Feminism | Posted by Amy A on 07/19/2011
Why I Don’t Wear Makeup
I’m 17 years old, a rising senior in high school, and I am unusual among a lot of my friends for this one reason: I don’t wear makeup.
That’s not to say I have never worn makeup, because I have, on occasion. I’ve worn it for two of the four high school dances I’ve attended, for the occasional band concert or dress-up day, and for the school musicals (although then it was stage makeup, a completely different matter). I have never worn makeup for a school picture. Why? It’s not like I’m heart-stoppingly gorgeous or anything. I am an average looking girl, but I’m comfortable with that.
There are a couple of reasons why I don’t wear makeup. One main reason is that I really like sleeping. I would much prefer to spend a few extra minutes in bed in the mornings than to spend that time stabbing myself in the eyes with colored pencils. But there’s more to it than that.

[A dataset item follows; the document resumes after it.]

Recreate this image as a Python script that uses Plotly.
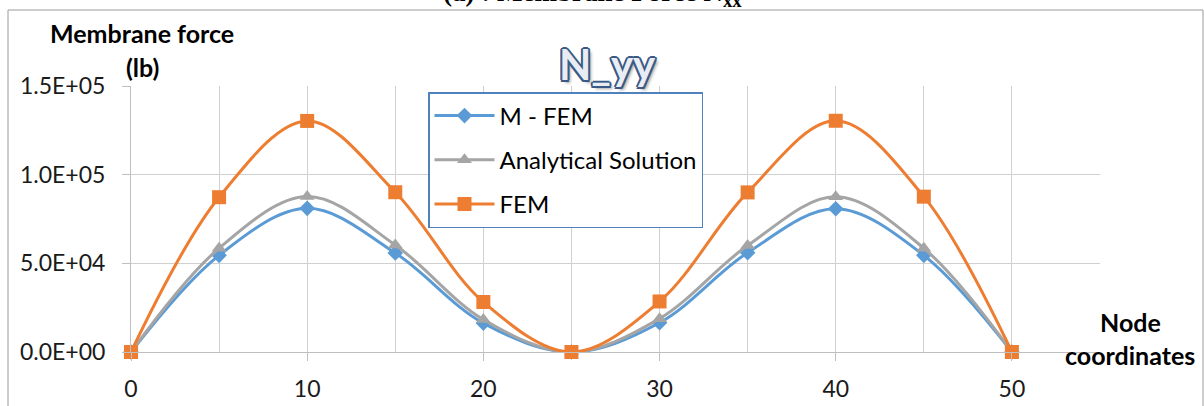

The way I see it, I would rather look completely normal and average (aka, like myself) about ninety-nine percent of the time and have that be the way people see me, than look extra good ninety-nine percent of the time and have others get used to seeing me as someone other than myself.
One night I left something at a friend’s house and went back the next morning to pick it up. I was startled by how much different my friend looked that morning without any makeup on. She didn’t look like herself at all, because the self I was used to seeing was heavily altered by eyeliner and mascara. I don’t want the way I actually look to shock people. I want my friends to recognize me, no matter what time of day it is.
Whether or not to wear makeup is certainly not the most pressing issue facing feminists today, but it’s still an important segment of the larger issues of body image. To me, a big part of feminism is the empowerment of women. Feminism has certainly empowered me more than any other influence in my life, and I wish more people felt that it was socially acceptable to like the way they look naturally. I’m not saying that people shouldn’t wear makeup, because that’s a personal choice, a choice that I do sometimes make. I just wish that it wasn’t so weird to not wear makeup on a regular basis and that people, especially young girls, didn’t feel so much pressure to look perfect all the time.
I like my face (most of the time, anyway), and I don’t need makeup to make me feel that way. Instead, I have feminism to make me feel good about myself, and I’ll take those beliefs over eyeliner and lipstick any day.